Trust and Officer Corps. Officers certified develop mutual trust within cohesive teams by strength of character.  The dedication and adherence to the Army Ethic, including values, as consistently and faithfully demonstrated in decisions and actions. Officers can’t afford to lead without having the capability to do so; it is the demonstrated ability to successfully perform duty with discipline and to the required standard. Officer Corps has an obligation to contribute to the service of Nation and accomplish the mission despite adversity, obstacles and challenges.

Trust is a Two Way Street. Army leaders, at all levels, are responsible for reinforcing the Army culture of trust and establishing a professional organization and command climate essential for directive style of command. Directive Style of Command is based on mutual trust and shared understanding and purpose. Operations under this philosophy of command require trust up and down the chain of command and left and right between units. Superiors trust subordinates and expect them to accomplish missions consistent with the commander’s intent. Subordinates trust superiors to give them the freedom to accomplish the mission with disciplined initiative.

Trust: An Experiential Process. Leaders earn the trust of their team when they lead by example and demonstrate character, capability and obligation. Leaders also develop mutual trust through difficult training and shared experiences. Strong bonds of trust built through these collective experiences enable the team to overcome challenge and adversity. Training and shared experience allow leaders to earn the trust of subordinates and for subordinates to earn the trust of leaders. Officer Corps is required to adhere to the Army Ethic in the conduct of the mission, performance of duty, and all aspects of life. The Army Ethic is an integrated and coherent whole. It may be discussed in segments or in part for purposes of understanding, but altogether it applies to what Officer Corps is and does, everywhere, always.

Discipline. Disciplinary standards are intrinsic to the Army culture of trust. Discipline guides our manner of performance. We conduct ourselves according to the discipline of our military art and science. With discipline, we choose the harder right over the easier wrong in the face of temptation, obstacles, and adversity. Standards establish acceptable levels of performance and achievement. As a result, Army professionals strive for standards of excellence and may take justifiable pride in their contribution of honorable service. Some may associate discipline only with regulations and the consequences for errors in judgment and conduct. However, it is important to understand that our professional discipline is fundamentally about how we practice our profession. Discipline is a hallmark of the Army and is the expected manner in which we perform our duty, striving for standards of excellence. Inability to exercise discipline in our conduct is ordained to be un-ethical either by not striving to achieve excellence or by sub-standard conduct.

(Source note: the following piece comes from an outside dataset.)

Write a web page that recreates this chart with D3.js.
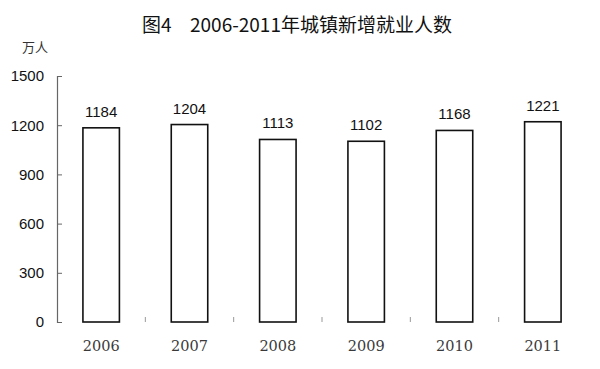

Esprit de Corps. It is the glue that permeates through all levels, influencing individual morale, team cohesion, and ethos within the Profession. It contributes to our sense of community; a Family. Within the unit, command, and organization, esprit de corps is reflected in a shared sense of professional identity, a common mission, technical and tactical proficiency and cohesive teamwork that develops mutual trust. The camaraderie is a derivative of shared values and experiences; working and training together, respecting each other and mutually overcoming adversity and challenge. The classic case of Mai Lai massacre in Vietnam is the antithesis to what we would believe in ie conduct of the mission in the just way. A professional command climate of trust, respect and candor is sine qua non for fostering this spirit. Generations connect with each other by honoring customs, courtesies, and traditions coupled with sustained specialized, demanding, and intellectually rigorous education and training. The cul de sac for such an argument is the shared understanding of why and how we serve India.

Non-ephemerality of Ethics. The mutation of spectrum of conflict and rapid advances in technology, the Army’s practice of warfare continuously evolves. However, the moral principles of the Army Ethics are timeless and enduring. The Army Ethics guides us in meeting the challenges of present and future threats. At the strategic level, senior Army leaders address ends, ways, and means to accomplish the mission. Our ethic provides strategic leaders with moral guidance when considering prudent risk, disciplined initiative, and the consequences of military operations. Tactically and operationally, Army leaders apply legal principles to determine how their units use lethal force. The Hague and Geneva Conventions express the legal formulation of these principles further described in Army doctrine. The principle of military necessity requires combat forces to engage in only those acts essential to secure a legitimate military objective. This principle justifies those measures, not forbidden by international law, necessary to accomplish the mission. As leaders the officer corps must believe that it is not enough to win a war but to win in a way that is consistent with the values of our society and principles of human rights, even for the enemy.

Conclusion. The apotheosis of military profession is in truth, its victory, as well as the absence of fear about it. This cements the bond of trust between officer and his command, it is always to be pursued and displayed with exceptional vigor. Utter transparency is the desired and indeed obligatory. That means as a matter of highest principal that the officer speaks “the truth, the whole truth, and nothing but the truth” at all times because he or she is perpetually under moral oath to not modify truth in post-modernist construct.